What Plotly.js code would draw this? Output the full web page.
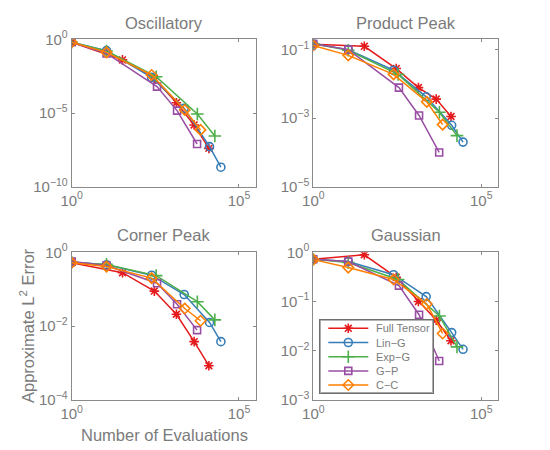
<!DOCTYPE html>
<html>
<head>
<meta charset="utf-8">
<script src="https://cdn.plot.ly/plotly-3.0.1.min.js"></script>
<style>html,body{margin:0;padding:0;background:#fff;}#chart{width:550px;height:450px;}</style>
</head>
<body>
<div id="chart"></div>
<script>
// Method names and evaluation counts (x values)
var methods = ["Full Tensor", "Lin\u2212G", "Exp\u2212G", "G\u2212P", "C\u2212C"];
var nFT  = [1, 33, 295, 1350, 4570, 12600];
var nLin = [1, 11, 245, 2300, 13200, 28800];
var nExp = [1, 11, 335, 5700, 19000];
var nGP  = [1, 11, 355, 1410, 5600];
var nCC  = [1, 11, 245, 2400, 7100];

// Panel titles
var panelTitles = ["Oscillatory", "Product Peak", "Corner Peak", "Gaussian"];

// Oscillatory errors
var oscFT  = [0.63, 0.040, 2.2e-3, 5.0e-5, 1.55e-6, 4.0e-8];
var oscLin = [0.63, 0.17, 2.6e-3, 2.1e-5, 5.2e-8, 2.1e-9];
var oscExp = [0.63, 0.16, 2.9e-3, 8.5e-6, 2.75e-7];
var oscGP  = [0.63, 0.11, 6.2e-4, 1.45e-5, 7.9e-8];
var oscCC  = [0.63, 0.13, 3.8e-3, 1.6e-5, 7.1e-7];

// Product Peak errors
var ppFT  = [0.143, 0.125, 0.028, 7.8e-3, 3.6e-3, 1.12e-3];
var ppLin = [0.148, 0.10, 0.025, 4.2e-3, 6.2e-4, 2.0e-4];
var ppExp = [0.148, 0.096, 0.019, 1.48e-3, 3.1e-4];
var ppGP  = [0.148, 0.10, 7.8e-3, 1.2e-3, 1.0e-4];
var ppCC  = [0.132, 0.068, 0.019, 3.0e-3, 6.5e-4];

// Corner Peak errors
var cpFT  = [0.52, 0.28, 0.089, 0.021, 3.8e-3, 8.5e-4];
var cpLin = [0.54, 0.46, 0.24, 0.072, 0.0126, 3.8e-3];
var cpExp = [0.54, 0.47, 0.234, 0.046, 0.0148];
var cpGP  = [0.56, 0.44, 0.145, 0.039, 7.8e-3];
var cpCC  = [0.52, 0.41, 0.20, 0.030, 0.014];

// Gaussian errors
var gFT  = [0.72, 0.89, 0.31, 0.10, 0.042, 0.016];
var gLin = [0.72, 0.65, 0.35, 0.126, 0.0234, 0.0107];
var gExp = [0.72, 0.62, 0.28, 0.051, 0.012];
var gGP  = [0.72, 0.65, 0.21, 0.054, 6.2e-3];
var gCC  = [0.71, 0.49, 0.28, 0.089, 0.0224];

// Tick values per panel
var xTicks = [1, 1e5];
var xTickText = ["10<sup>0</sup>", "10<sup>5</sup>"];
var oscTicks = [1e-10, 1e-5, 1];
var oscTickText = ["10<sup>\u221210</sup>", "10<sup>\u22125</sup>", "10<sup>0</sup>"];
var ppTicks = [1e-5, 1e-3, 1e-1];
var ppTickText = ["10<sup>\u22125</sup>", "10<sup>\u22123</sup>", "10<sup>\u22121</sup>"];
var cpTicks = [1e-4, 1e-2, 1];
var cpTickText = ["10<sup>\u22124</sup>", "10<sup>\u22122</sup>", "10<sup>0</sup>"];
var gTicks = [1e-3, 1e-2, 1e-1, 1];
var gTickText = ["10<sup>\u22123</sup>", "10<sup>\u22122</sup>", "10<sup>\u22121</sup>", "10<sup>0</sup>"];

var colors = ["#e41a1c", "#377eb8", "#4daf4a", "#984ea3", "#ff7f00"];
var symbols = ["asterisk-open", "circle-open", "cross-thin-open", "square-open", "diamond-open"];
var sizes = [8, 8, 9, 7, 8];
var xs = [nFT, nLin, nExp, nGP, nCC];
var panels = [
  [oscFT, oscLin, oscExp, oscGP, oscCC],
  [ppFT, ppLin, ppExp, ppGP, ppCC],
  [cpFT, cpLin, cpExp, cpGP, cpCC],
  [gFT, gLin, gExp, gGP, gCC]
];

function markerFor(m) {
  return {symbol: symbols[m], size: sizes[m], color: colors[m],
          line: {color: colors[m], width: 1.6}};
}

var data = [];
panels.forEach(function (series, p) {
  var ax = p === 0 ? "" : String(p + 1);
  series.forEach(function (ys, m) {
    data.push({
      type: "scatter",
      mode: "lines+markers",
      x: xs[m],
      y: ys,
      name: methods[m],
      xaxis: "x" + ax,
      yaxis: "y" + ax,
      showlegend: false,
      line: {color: colors[m], width: 1.5},
      marker: markerFor(m)
    });
  });
});

// Legend drawn in its own small subplot (pixel-like coordinates)
var legBox = [320.3, 432.7, 320, 392.7]; // left, right, top, bottom (px)
var legRows = [328.3, 342.5, 356.7, 370.9, 385.0];
var legLineX = [328.3, 368.3];
var legMarkX = 348.3;
var legTextX = 374;
methods.forEach(function (name, m) {
  data.push({type: "scatter", mode: "lines", x: legLineX, y: [legRows[m], legRows[m]],
             xaxis: "x5", yaxis: "y5", showlegend: false, hoverinfo: "skip",
             line: {color: colors[m], width: 1.5}});
  data.push({type: "scatter", mode: "markers", x: [legMarkX], y: [legRows[m]],
             xaxis: "x5", yaxis: "y5", showlegend: false, hoverinfo: "skip",
             marker: markerFor(m)});
});

var textCol = "#7b7b7b";
var lineCol = "#8a8a8a";
var fontFam = "Liberation Sans, Arial, Helvetica, sans-serif";

function xAx(domain, anchor) {
  return {
    type: "log", domain: domain, anchor: anchor, range: [0, 5.5],
    tickvals: xTicks, ticktext: xTickText,
    showline: true, linecolor: lineCol, linewidth: 1, mirror: "allticks",
    ticks: "inside", ticklen: 3, tickcolor: lineCol,
    showgrid: false, zeroline: false,
    tickfont: {size: 15, color: textCol, family: fontFam}
  };
}
function yAx(domain, anchor, range, tv, tt) {
  return {
    type: "log", domain: domain, anchor: anchor, range: range,
    tickvals: tv, ticktext: tt,
    showline: true, linecolor: lineCol, linewidth: 1, mirror: "allticks",
    ticks: "inside", ticklen: 3, tickcolor: lineCol,
    showgrid: false, zeroline: false,
    tickfont: {size: 15, color: textCol, family: fontFam}
  };
}

var dxL = [71.7 / 550, 255.7 / 550];
var dxR = [313.3 / 550, 498 / 550];
var dyT = [1 - 186.7 / 450, 1 - 39.3 / 450];
var dyB = [1 - 400 / 450, 1 - 252.3 / 450];

var titleFont = {size: 16.5, color: textCol, family: fontFam};
function titleAnn(text, xpx, ypx) {
  return {text: text, x: xpx / 550, y: 1 - ypx / 450, xref: "paper", yref: "paper",
          xanchor: "center", yanchor: "middle", showarrow: false, font: titleFont};
}

var annotations = [
  titleAnn(panelTitles[0], 163.7, 23),
  titleAnn(panelTitles[1], 405.7, 23),
  titleAnn(panelTitles[2], 163.7, 235),
  titleAnn(panelTitles[3], 405.7, 235),
  {text: "Number of Evaluations", x: 164 / 550, y: 1 - 435 / 450, xref: "paper", yref: "paper",
   xanchor: "center", yanchor: "middle", showarrow: false, font: titleFont},
  {text: "Approximate L<sup>2</sup> Error", x: 27 / 550, y: 1 - 326 / 450, xref: "paper", yref: "paper",
   xanchor: "center", yanchor: "middle", showarrow: false, textangle: -90, font: titleFont}
];
methods.forEach(function (name, m) {
  annotations.push({text: name, x: legTextX, y: legRows[m], xref: "x5", yref: "y5",
                    xanchor: "left", yanchor: "middle", showarrow: false,
                    font: {size: 11, color: textCol, family: fontFam}});
});

var layout = {
  width: 550, height: 450,
  margin: {l: 0, r: 0, t: 0, b: 0},
  paper_bgcolor: "#ffffff", plot_bgcolor: "#ffffff",
  font: {family: fontFam, color: textCol},
  showlegend: false,
  xaxis: xAx(dxL, "y"),
  yaxis: yAx(dyT, "x", [-10, 0], oscTicks, oscTickText),
  xaxis2: xAx(dxR, "y2"),
  yaxis2: yAx(dyT, "x2", [-5, Math.log10(0.2)], ppTicks, ppTickText),
  xaxis3: xAx(dxL, "y3"),
  yaxis3: yAx(dyB, "x3", [-4, 0], cpTicks, cpTickText),
  xaxis4: xAx(dxR, "y4"),
  yaxis4: yAx(dyB, "x4", [-3, 0], gTicks, gTickText),
  xaxis5: {domain: [legBox[0] / 550, legBox[1] / 550], anchor: "y5", range: [legBox[0], legBox[1]],
           showline: true, mirror: true, linecolor: "#6e6e6e", linewidth: 1,
           showticklabels: false, ticks: "", showgrid: false, zeroline: false},
  yaxis5: {domain: [1 - legBox[3] / 450, 1 - legBox[2] / 450], anchor: "x5", range: [legBox[3], legBox[2]],
           showline: true, mirror: true, linecolor: "#6e6e6e", linewidth: 1,
           showticklabels: false, ticks: "", showgrid: false, zeroline: false},
  shapes: [
    {type: "rect", xref: "x5", yref: "y5", layer: "below",
     x0: legBox[0], x1: legBox[1], y0: legBox[3], y1: legBox[2],
     fillcolor: "#ffffff", line: {color: "#6e6e6e", width: 1}}
  ],
  annotations: annotations
};

Plotly.newPlot("chart", data, layout, {displayModeBar: false, staticPlot: true});
</script>
</body>
</html>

----------------

*Description of the task*: Give again, word for word, every line from the top of the data above to the line holding "0.20, 0.030, 0.014];", inclusive, with the pictures left out.

*Task result*:
What Plotly.js code would draw this? Output the full web page.
<!DOCTYPE html>
<html>
<head>
<meta charset="utf-8">
<script src="https://cdn.plot.ly/plotly-3.0.1.min.js"></script>
<style>html,body{margin:0;padding:0;background:#fff;}#chart{width:550px;height:450px;}</style>
</head>
<body>
<div id="chart"></div>
<script>
// Method names and evaluation counts (x values)
var methods = ["Full Tensor", "Lin\u2212G", "Exp\u2212G", "G\u2212P", "C\u2212C"];
var nFT  = [1, 33, 295, 1350, 4570, 12600];
var nLin = [1, 11, 245, 2300, 13200, 28800];
var nExp = [1, 11, 335, 5700, 19000];
var nGP  = [1, 11, 355, 1410, 5600];
var nCC  = [1, 11, 245, 2400, 7100];

// Panel titles
var panelTitles = ["Oscillatory", "Product Peak", "Corner Peak", "Gaussian"];

// Oscillatory errors
var oscFT  = [0.63, 0.040, 2.2e-3, 5.0e-5, 1.55e-6, 4.0e-8];
var oscLin = [0.63, 0.17, 2.6e-3, 2.1e-5, 5.2e-8, 2.1e-9];
var oscExp = [0.63, 0.16, 2.9e-3, 8.5e-6, 2.75e-7];
var oscGP  = [0.63, 0.11, 6.2e-4, 1.45e-5, 7.9e-8];
var oscCC  = [0.63, 0.13, 3.8e-3, 1.6e-5, 7.1e-7];

// Product Peak errors
var ppFT  = [0.143, 0.125, 0.028, 7.8e-3, 3.6e-3, 1.12e-3];
var ppLin = [0.148, 0.10, 0.025, 4.2e-3, 6.2e-4, 2.0e-4];
var ppExp = [0.148, 0.096, 0.019, 1.48e-3, 3.1e-4];
var ppGP  = [0.148, 0.10, 7.8e-3, 1.2e-3, 1.0e-4];
var ppCC  = [0.132, 0.068, 0.019, 3.0e-3, 6.5e-4];

// Corner Peak errors
var cpFT  = [0.52, 0.28, 0.089, 0.021, 3.8e-3, 8.5e-4];
var cpLin = [0.54, 0.46, 0.24, 0.072, 0.0126, 3.8e-3];
var cpExp = [0.54, 0.47, 0.234, 0.046, 0.0148];
var cpGP  = [0.56, 0.44, 0.145, 0.039, 7.8e-3];
var cpCC  = [0.52, 0.41, 0.20, 0.030, 0.014];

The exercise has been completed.